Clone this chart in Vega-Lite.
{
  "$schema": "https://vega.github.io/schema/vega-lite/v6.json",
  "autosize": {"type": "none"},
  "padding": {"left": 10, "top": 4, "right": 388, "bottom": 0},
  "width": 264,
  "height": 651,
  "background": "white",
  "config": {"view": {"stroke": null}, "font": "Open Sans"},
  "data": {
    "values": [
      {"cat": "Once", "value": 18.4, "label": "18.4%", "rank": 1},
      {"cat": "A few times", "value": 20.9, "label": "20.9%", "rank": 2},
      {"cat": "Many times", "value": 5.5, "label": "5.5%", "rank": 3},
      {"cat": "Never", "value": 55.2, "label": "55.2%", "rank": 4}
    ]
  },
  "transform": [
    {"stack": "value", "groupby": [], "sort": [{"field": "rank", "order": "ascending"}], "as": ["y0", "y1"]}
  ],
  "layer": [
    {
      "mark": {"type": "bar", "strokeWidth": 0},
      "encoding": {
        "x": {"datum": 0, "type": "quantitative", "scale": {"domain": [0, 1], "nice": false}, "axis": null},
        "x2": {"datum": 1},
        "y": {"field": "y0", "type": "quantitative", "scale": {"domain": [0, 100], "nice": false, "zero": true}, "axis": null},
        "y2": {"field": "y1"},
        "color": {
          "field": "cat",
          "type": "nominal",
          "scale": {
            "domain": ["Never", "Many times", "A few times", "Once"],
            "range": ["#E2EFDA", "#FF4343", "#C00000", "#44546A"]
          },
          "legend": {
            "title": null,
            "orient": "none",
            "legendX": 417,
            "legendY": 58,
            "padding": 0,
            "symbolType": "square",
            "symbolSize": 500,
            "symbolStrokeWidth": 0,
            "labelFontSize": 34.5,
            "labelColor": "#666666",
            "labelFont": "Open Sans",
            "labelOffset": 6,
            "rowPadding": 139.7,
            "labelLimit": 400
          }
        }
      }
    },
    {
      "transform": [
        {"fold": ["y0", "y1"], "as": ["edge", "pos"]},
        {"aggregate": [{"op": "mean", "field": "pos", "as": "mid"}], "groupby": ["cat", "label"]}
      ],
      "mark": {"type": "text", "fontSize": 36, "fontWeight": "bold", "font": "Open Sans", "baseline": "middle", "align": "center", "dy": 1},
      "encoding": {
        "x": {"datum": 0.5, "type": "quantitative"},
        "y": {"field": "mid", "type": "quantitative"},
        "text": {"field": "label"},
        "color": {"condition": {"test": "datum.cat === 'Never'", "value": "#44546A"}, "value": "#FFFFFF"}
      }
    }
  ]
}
····················
_Problem_.
Each line of the material should be duplicated exactly, please.

_Exercise solution_.
Clone this chart in Vega-Lite.
{
  "$schema": "https://vega.github.io/schema/vega-lite/v6.json",
  "autosize": {"type": "none"},
  "padding": {"left": 10, "top": 4, "right": 388, "bottom": 0},
  "width": 264,
  "height": 651,
  "background": "white",
  "config": {"view": {"stroke": null}, "font": "Open Sans"},
  "data": {
    "values": [
      {"cat": "Once", "value": 18.4, "label": "18.4%", "rank": 1},
      {"cat": "A few times", "value": 20.9, "label": "20.9%", "rank": 2},
      {"cat": "Many times", "value": 5.5, "label": "5.5%", "rank": 3},
      {"cat": "Never", "value": 55.2, "label": "55.2%", "rank": 4}
    ]
  },
  "transform": [
    {"stack": "value", "groupby": [], "sort": [{"field": "rank", "order": "ascending"}], "as": ["y0", "y1"]}
  ],
  "layer": [
    {
      "mark": {"type": "bar", "strokeWidth": 0},
      "encoding": {
        "x": {"datum": 0, "type": "quantitative", "scale": {"domain": [0, 1], "nice": false}, "axis": null},
        "x2": {"datum": 1},
        "y": {"field": "y0", "type": "quantitative", "scale": {"domain": [0, 100], "nice": false, "zero": true}, "axis": null},
        "y2": {"field": "y1"},
        "color": {
          "field": "cat",
          "type": "nominal",
          "scale": {
            "domain": ["Never", "Many times", "A few times", "Once"],
            "range": ["#E2EFDA", "#FF4343", "#C00000", "#44546A"]
          },
          "legend": {
            "title": null,
            "orient": "none",
            "legendX": 417,
            "legendY": 58,
            "padding": 0,
            "symbolType": "square",
            "symbolSize": 500,
            "symbolStrokeWidth": 0,
            "labelFontSize": 34.5,
            "labelColor": "#666666",
            "labelFont": "Open Sans",
            "labelOffset": 6,
            "rowPadding": 139.7,
            "labelLimit": 400
          }
        }
      }
    },
    {
      "transform": [
        {"fold": ["y0", "y1"], "as": ["edge", "pos"]},
        {"aggregate": [{"op": "mean", "field": "pos", "as": "mid"}], "groupby": ["cat", "label"]}
      ],
      "mark": {"type": "text", "fontSize": 36, "fontWeight": "bold", "font": "Open Sans", "baseline": "middle", "align": "center", "dy": 1},
      "encoding": {
        "x": {"datum": 0.5, "type": "quantitative"},
        "y": {"field": "mid", "type": "quantitative"},
        "text": {"field": "label"},
        "color": {"condition": {"test": "datum.cat === 'Never'", "value": "#44546A"}, "value": "#FFFFFF"}
      }
    }
  ]
}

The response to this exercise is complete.